Ford's decision to suddenly tell the truth after months of denial is not isolated to this crackisode, but is a repeat of 2010, when months before his Oct. 26 mayoral election, he initially denied charges of drunk driving and pot possession acquired while on holiday in Florida in 2009. And just like his hazy recollection of that one time "probably" last year he smoked crack, he then about-faced and said he forgot about the charges.

But Ford seems to count on Toronto continuing to forgive and forget, to continue marking the ballot for a politician who embodies the worst caricature of what a corrupt politician is.

"I sincerely apologize, there's absolutely no excuse, no one to blame but myself," Ford said Sunday. "I am going to fight like no one has seen before to win the next election."
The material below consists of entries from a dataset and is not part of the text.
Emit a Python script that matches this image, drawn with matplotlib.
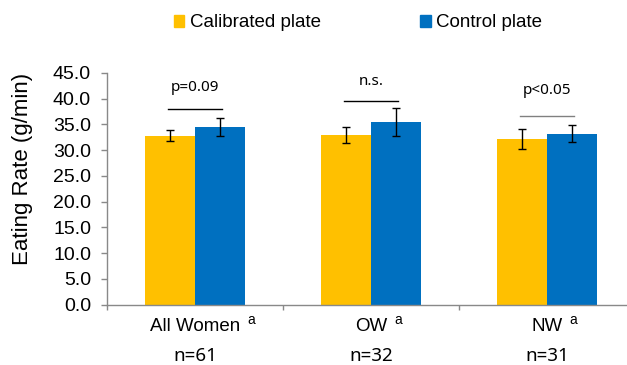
import numpy as np
import matplotlib.pyplot as plt
from matplotlib.patches import Patch

plt.rcParams['font.family'] = ['Liberation Sans', 'DejaVu Sans']

groups = ['All Women', 'OW', 'NW']
n_labels = ['n=61', 'n=32', 'n=31']
calibrated = [32.8, 33.0, 32.2]
calibrated_err = [1.1, 1.6, 1.9]
control = [34.5, 35.5, 33.2]
control_err = [1.7, 2.7, 1.65]

# significance brackets: text, bar height, text height
sig_text = ['p=0.09', 'n.s.', 'p<0.05']
sig_line = [38.0, 39.6, 36.6]
sig_text_y = [42.2, 43.4, 41.6]
sig_color = ['black', 'black', '#808080']

yellow = '#FFC000'
blue = '#0070C0'
axis_gray = '#898989'

fig = plt.figure(figsize=(6.27, 3.65), dpi=100)
ax = fig.add_axes([107/627, 60.5/365, 528/627, 231.5/365])

x = np.arange(len(groups))
w = 0.284
ax.bar(x - w/2, calibrated, w, color=yellow, yerr=calibrated_err,
       error_kw=dict(ecolor='black', elinewidth=1, capsize=3, capthick=1))
ax.bar(x + w/2, control, w, color=blue, yerr=control_err,
       error_kw=dict(ecolor='black', elinewidth=1, capsize=3, capthick=1))

for i in range(len(groups)):
    ax.plot([i - 0.153, i + 0.153], [sig_line[i], sig_line[i]],
            color=sig_color[i], lw=1)
    ax.text(i, sig_text_y[i], sig_text[i], ha='center', va='center',
            fontsize=11, family=['Noto Sans', 'DejaVu Sans'])

ax.set_xlim(-0.5, 2.5)
ax.set_ylim(0, 45)
ax.set_yticks(np.arange(0, 46, 5))
ax.set_yticklabels(['%.1f' % v for v in np.arange(0, 46, 5)])
ax.set_xticks([-0.5, 0.5, 1.5, 2.5])
ax.set_xticklabels([])

for s in ['top', 'right']:
    ax.spines[s].set_visible(False)
for s in ['left', 'bottom']:
    ax.spines[s].set_color(axis_gray)
    ax.spines[s].set_linewidth(1)
ax.tick_params(axis='y', length=4.5, width=1, color=axis_gray, pad=7,
               labelsize=14, labelcolor='black')
ax.tick_params(axis='x', length=3.5, width=1, color=axis_gray)

ax.set_ylabel('Eating Rate (g/min)', fontsize=16)
ax.yaxis.set_label_coords(-0.140, 0.585)

trans = ax.get_xaxis_transform()
cat_labels = []
for i in range(len(groups)):
    t = ax.text(i, -0.096, groups[i], transform=trans, ha='center',
                va='center', fontsize=13.5)
    cat_labels.append(t)
    ax.text(i, -0.222, n_labels[i], transform=trans, ha='center',
            va='center', fontsize=13.5, family=['Noto Sans', 'DejaVu Sans'])

# superscript "a" after each group name
fig.canvas.draw()
for t in cat_labels:
    ax.annotate('a', xy=(1, 1), xycoords=t, xytext=(5, -1),
                textcoords='offset points', ha='left', va='center',
                fontsize=10)

handles = [Patch(color=yellow, label='Calibrated plate'),
           Patch(color=blue, label='Control plate')]
fig.legend(handles=handles, loc='center', bbox_to_anchor=(0.571, 0.937),
           ncol=2, frameon=False, fontsize=13.5, handlelength=0.55,
           handleheight=0.55, handletextpad=0.3, columnspacing=5.3)

fig.savefig('out.png', dpi=100)
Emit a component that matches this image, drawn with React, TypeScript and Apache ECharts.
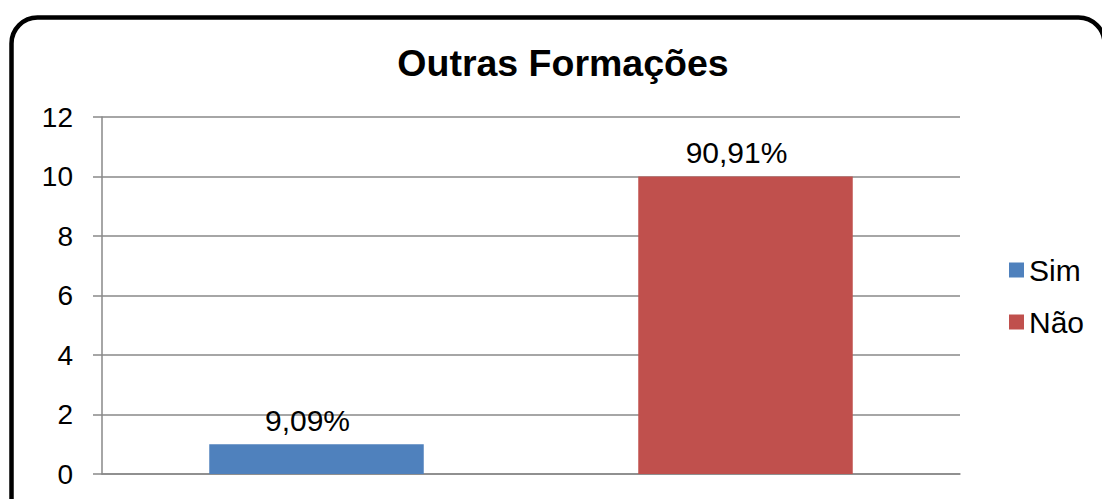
import React, { useEffect, useRef } from "react";
import * as echarts from "echarts";

const title = "Outras Formações";
const categories = ["Sim", "Não"];
const simValues = [1, "-"];
const naoValues = ["-", 10];
const percentLabels = ["9,09%", "90,91%"];
const yTicks = { min: 0, max: 12, interval: 2 };

export default function App() {
  const ref = useRef<HTMLDivElement>(null);
  useEffect(() => {
    if (!ref.current) return;
    const chart = echarts.init(ref.current, undefined, { renderer: "svg" });
    const font = "'Liberation Sans', Arial, sans-serif";
    const grey = "#898989";
    const labelStyle = (i: number) => ({
      show: true,
      position: "top",
      distance: 8,
      offset: [-9, -1],
      formatter: () => percentLabels[i],
      fontFamily: font,
      fontSize: 30,
      color: "#000",
    });
    chart.setOption({
      animation: false,
      backgroundColor: "#ffffff",
      title: {
        text: title,
        left: 558,
        top: 39,
        textAlign: "center",
        textStyle: { fontFamily: font, fontSize: 37.5, fontWeight: "bold", color: "#000" },
      },
      graphic: [
        {
          type: "rect",
          shape: { x: 11.5, y: 17.5, width: 1093, height: 520, r: 26 },
          style: { fill: "none", stroke: "#000", lineWidth: 4.5 },
          z: 100,
        },
      ],
      legend: {
        orient: "vertical",
        left: 1004,
        top: 250,
        itemWidth: 15,
        itemHeight: 15,
        itemGap: 22,
        icon: "rect",
        data: categories,
        textStyle: { fontFamily: font, fontSize: 30, color: "#000", padding: [0, 0, 0, 0], lineHeight: 30 },
      },
      grid: { left: 102, right: 142, top: 117, bottom: 25, containLabel: false },
      xAxis: {
        type: "category",
        data: categories,
        axisLabel: { show: false },
        axisTick: { show: false },
        axisLine: { show: true, lineStyle: { color: grey, width: 1.5 } },
      },
      yAxis: {
        type: "value",
        min: yTicks.min,
        max: yTicks.max,
        interval: yTicks.interval,
        axisLine: { show: true, lineStyle: { color: grey, width: 1.5 } },
        axisTick: { show: true, length: 9, lineStyle: { color: grey, width: 1.5 } },
        axisLabel: { margin: 29, fontFamily: font, fontSize: 28, color: "#000" },
        splitLine: { show: true, lineStyle: { color: grey, width: 1.5 } },
      },
      series: [
        {
          name: categories[0],
          type: "bar",
          stack: "all",
          barWidth: "50%",
          data: simValues,
          itemStyle: { color: "#4F81BD" },
          label: labelStyle(0),
        },
        {
          name: categories[1],
          type: "bar",
          stack: "all",
          barWidth: "50%",
          data: naoValues,
          itemStyle: { color: "#C0504D" },
          label: labelStyle(1),
        },
      ],
    });
    return () => chart.dispose();
  }, []);
  return (
    <div
      ref={ref}
      style={{ position: "fixed", left: 0, top: 0, width: 1102, height: 499 }}
    />
  );
}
The fact that he counts on this after all of that is shocking. What is baffling is that even as his credibility comes crashing down around him, there actually might be a possibility of reelection for Ford. As we noted, ever since the Toronto Police confirmed the existence of the videotape that showed the mayor smoking crack, his approval — far from coming down from a high — actually went up. By five points.

Who knows why. But are there really no other contenders for his spot? By rectifying actions of consequence with apologies without consequence, Ford does himself disservice as a person, and does his voters a disservice as the person they placed their trust in. Because when private life bleeds out from behind what should be closed doors, it becomes public. And when it's public, the public servant is in trouble. As Esquire wrote:

If you have no respect for others, if you have no respect for your own word, you can't have any respect for yourself. If you have no code, you have no discipline. And men without discipline can't do anything. Correction: They can do crack.